Un épisode a tout fait basculer: après m’avoir confié quelques petits travaux, un important architecte lucernois m’a attribué un gros mandat: construire la boutique Cartier, à la rue du Rhône, à Genève. Je me suis occupé de tout. Du permis de construire jusqu’aux travaux d’aménagement. A la grande satisfaction de mon mandant et de Cartier. A partir de là, dès l’an 2000, les mandats sont tombés comme s’il en pleuvait. LVMH, Richemont, Swatch Group, on ne savait plus où donner de la tête. Tout le monde voulait posséder son enseigne au meilleur endroit et présenter sa plus belle boutique, quel que soit son prix.

Dans la mesure du possible, on adaptait les bâtiments à la boutique et pas le contraire. C’est tout dire. La concurrence entre les groupes était si vive que certains d’entre eux envoyaient à leurs clients les cartons d’invitation pour l’inauguration d’une boutique avant même qu’on reçoive l’autorisation de construire. Plus qu’un boom, une folie! On travaillait à Genève, Zurich, Milan, Vienne, Munich, Prague et même, cerise sur le gâteau, à Paris.

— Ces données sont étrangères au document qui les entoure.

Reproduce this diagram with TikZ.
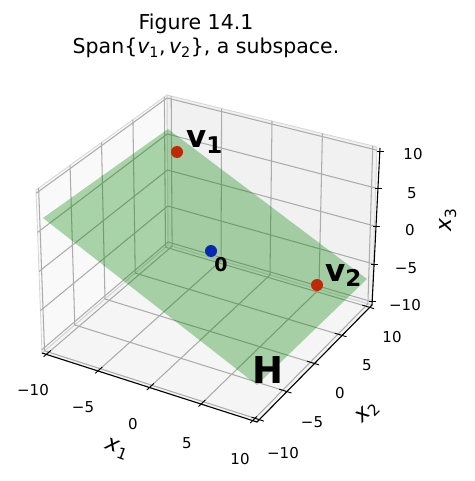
\documentclass[tikz,border=0pt]{standalone}
\usepackage{fontspec}
\setmainfont{DejaVu Sans}
\usetikzlibrary{calc}
\definecolor{paneL}{RGB}{249,249,249}
\definecolor{paneB}{RGB}{241,241,241}
\definecolor{paneZ}{RGB}{245,245,245}
\definecolor{paneedge}{RGB}{215,215,215}
\definecolor{gridc}{RGB}{172,172,172}
\definecolor{planeg}{RGB}{0,128,0}
\definecolor{ptred}{RGB}{192,40,8}
\definecolor{ptblue}{RGB}{8,40,176}
\def\LL{10.417}
\newcommand\mkpt[4]{%
  \pgfmathsetmacro\tU{(#2+10.417)/20.834}%
  \pgfmathsetmacro\tV{(#3+10.417)/20.834}%
  \pgfmathsetmacro\tW{(#4+10.417)/20.834}%
  \pgfmathsetmacro\tX{(1-\tW)*((1-\tU)*(1-\tV)*42+\tU*(1-\tV)*257+\tU*\tV*372+(1-\tU)*\tV*168)+\tW*((1-\tU)*(1-\tV)*36+\tU*(1-\tV)*256+\tU*\tV*377+(1-\tU)*\tV*167)}%
  \pgfmathsetmacro\tY{(1-\tW)*((1-\tU)*(1-\tV)*353+\tU*(1-\tV)*422+\tU*\tV*305+(1-\tU)*\tV*245)+\tW*((1-\tU)*(1-\tV)*190+\tU*(1-\tV)*251+\tU*\tV*147+(1-\tU)*\tV*95)}%
  \coordinate (#1) at (\tX,-\tY);%
}
\begin{document}
\begin{tikzpicture}[x=1pt,y=1pt,
  gridline/.style={draw=gridc,line width=1.05pt},
  paneline/.style={draw=paneedge,line width=0.9pt},
  axisline/.style={draw=black,line width=1.1pt},
  tickline/.style={draw=black,line width=0.9pt},
  ticklabel/.style={font=\fontsize{15}{18}\selectfont,inner sep=0pt},
  axislabel/.style={font=\fontsize{22}{25}\selectfont,inner sep=0pt},
  dot/.style={circle,inner sep=0pt,minimum size=12pt},
  bigbold/.style={font=\fontsize{31}{36}\selectfont\bfseries,inner sep=0pt},
  titlefont/.style={font=\fontsize{20.5}{24}\selectfont,inner sep=0pt}]
\useasboundingbox (0,0) rectangle (474,-481);
% corners of the box
\mkpt{A}{-\LL}{-\LL}{-\LL}
\mkpt{B}{\LL}{-\LL}{-\LL}
\mkpt{C}{\LL}{\LL}{-\LL}
\mkpt{D}{-\LL}{\LL}{-\LL}
\mkpt{E}{-\LL}{-\LL}{\LL}
\mkpt{G}{\LL}{\LL}{\LL}
\mkpt{Hc}{-\LL}{\LL}{\LL}
% panes
\fill[paneZ] (A) -- (B) -- (C) -- (D) -- cycle;
\fill[paneL] (A) -- (D) -- (Hc) -- (E) -- cycle;
\fill[paneB] (D) -- (C) -- (G) -- (Hc) -- cycle;
\draw[paneline] (A) -- (B) -- (C) -- (D) -- cycle;
\draw[paneline] (A) -- (D) -- (Hc) -- (E) -- cycle;
\draw[paneline] (D) -- (C) -- (G) -- (Hc) -- cycle;
% grid lines
\foreach \t in {-10,-5,0,5,10} {
  \mkpt{p}{\t}{-\LL}{-\LL}\mkpt{q}{\t}{\LL}{-\LL}\draw[gridline] (p) -- (q);
  \mkpt{p}{-\LL}{\t}{-\LL}\mkpt{q}{\LL}{\t}{-\LL}\draw[gridline] (p) -- (q);
  \mkpt{p}{-\LL}{\t}{-\LL}\mkpt{q}{-\LL}{\t}{\LL}\draw[gridline] (p) -- (q);
  \mkpt{p}{-\LL}{-\LL}{\t}\mkpt{q}{-\LL}{\LL}{\t}\draw[gridline] (p) -- (q);
  \mkpt{p}{\t}{\LL}{-\LL}\mkpt{q}{\t}{\LL}{\LL}\draw[gridline] (p) -- (q);
  \mkpt{p}{-\LL}{\LL}{\t}\mkpt{q}{\LL}{\LL}{\t}\draw[gridline] (p) -- (q);
}
% the plane H
\coordinate (h1) at (43,-218);
\coordinate (h2) at (168,-129);
\coordinate (h3) at (367,-279);
\coordinate (h4) at (257,-385);
\fill[planeg,opacity=0.32] (h1) -- (h2) -- (h3) -- (h4) -- cycle;
% axes
\coordinate (ztop) at (380,-148);
\draw[axisline] (A) -- (B) -- (C) -- (ztop);
\foreach \t in {-10,-5,0,5,10} {
  \mkpt{a}{\t}{-\LL-0.45}{-\LL}\mkpt{b}{\t}{-\LL+0.75}{-\LL}\draw[tickline] (a) -- (b);
  \mkpt{a}{\LL+0.45}{\t}{-\LL}\mkpt{b}{\LL-0.75}{\t}{-\LL}\draw[tickline] (a) -- (b);
  \pgfmathsetmacro\fr{(\t+10.417)/20.834}
  \coordinate (zt) at ($(C)!\fr!(ztop)$);
  \draw[tickline] ([xshift=-3pt]zt) -- ([xshift=4pt]zt);
}
% tick labels
\node[ticklabel] (tx1a) at (33,-390) {−10};
\node[ticklabel] (tx1b) at (83,-407) {−5};
\node[ticklabel] (tx1c) at (133,-424) {0};
\node[ticklabel] (tx1d) at (187,-443) {5};
\node[ticklabel] (tx1e) at (240,-459) {10};
\node[ticklabel] (tx2a) at (283,-453) {−10};
\node[ticklabel] (tx2b) at (312,-422) {−5};
\node[ticklabel] (tx2c) at (340,-393) {0};
\node[ticklabel] (tx2d) at (367,-365) {5};
\node[ticklabel] (tx2e) at (392,-337) {10};
\node[ticklabel] (tx3e) at (413,-154) {10};
\node[ticklabel] (tx3d) at (412,-193) {5};
\node[ticklabel] (tx3c) at (410,-230) {0};
\node[ticklabel] (tx3b) at (406,-268) {−5};
\node[ticklabel] (tx3a) at (405,-305) {−10};
% axis labels
\node[axislabel,rotate=-20] (lx1) at (117,-449) {{\itshape x}\textsubscript{1}};
\node[axislabel,rotate=45] (lx2) at (368,-413) {{\itshape x}\textsubscript{2}};
\node[axislabel,rotate=90] (lx3) at (448,-220) {{\itshape x}\textsubscript{3}};
% points
\node[dot,fill=ptred] (v1) at (177,-152) {};
\node[dot,fill=ptred] (v2) at (317,-285) {};
\node[dot,fill=ptblue] (o) at (211,-251) {};
\node[bigbold,anchor=base west] (lv1) at (186,-147) {v\raisebox{-6pt}{\fontsize{23}{23}\selectfont\bfseries 1}};
\node[bigbold,anchor=base west] (lv2) at (325,-281) {v\raisebox{-5pt}{\fontsize{23}{23}\selectfont\bfseries 2}};
\node[inner sep=0pt,font=\fontsize{19}{22}\selectfont\bfseries] (lo) at (221,-265) {0};
\node[inner sep=0pt,font=\fontsize{37}{40}\selectfont\bfseries] (lH) at (268,-370) {H};
% title
\node[titlefont,anchor=base] (t1) at (196,-29.5) {Figure 14.1};
\node[titlefont,anchor=base] (t2) at (206,-54) {Span\{{\itshape v}\textsubscript{1},\,{\itshape v}\textsubscript{2}\}, a subspace.};
\end{tikzpicture}
\end{document}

Eh oui, il a fallu les petits Suisses pour construire, avec John Galliano, la première joaillerie Dior, place Vendôme. La rumeur affirmait que nous avions la confiance de Bernard Arnault en personne. Il faut dire que nous étions irréprochables sur deux plans importants: le respect des délais et celui du budget. Entre 2000 et 2012, avec mon partenaire, on a livré près de 80 boutiques à travers l’Europe.

On a bien sûr largement profité de cette période faste. Je l’ai payée au prix fort, par un bon gros burn-out, en 2006. La crise financière de 2008 a ensuite tempéré les ardeurs. Nous avons livré l’une de nos dernières boutiques en 2017, A l’Emeraude, place Saint-François à Lausanne, qui abrite un espace unique en Suisse, dédié aux horlogers Patek Philippe et Rolex. J’en suis très fier. Depuis, j’ai converti mon énergie de travail en dépense physique et sportive. Du luxe, quoi.»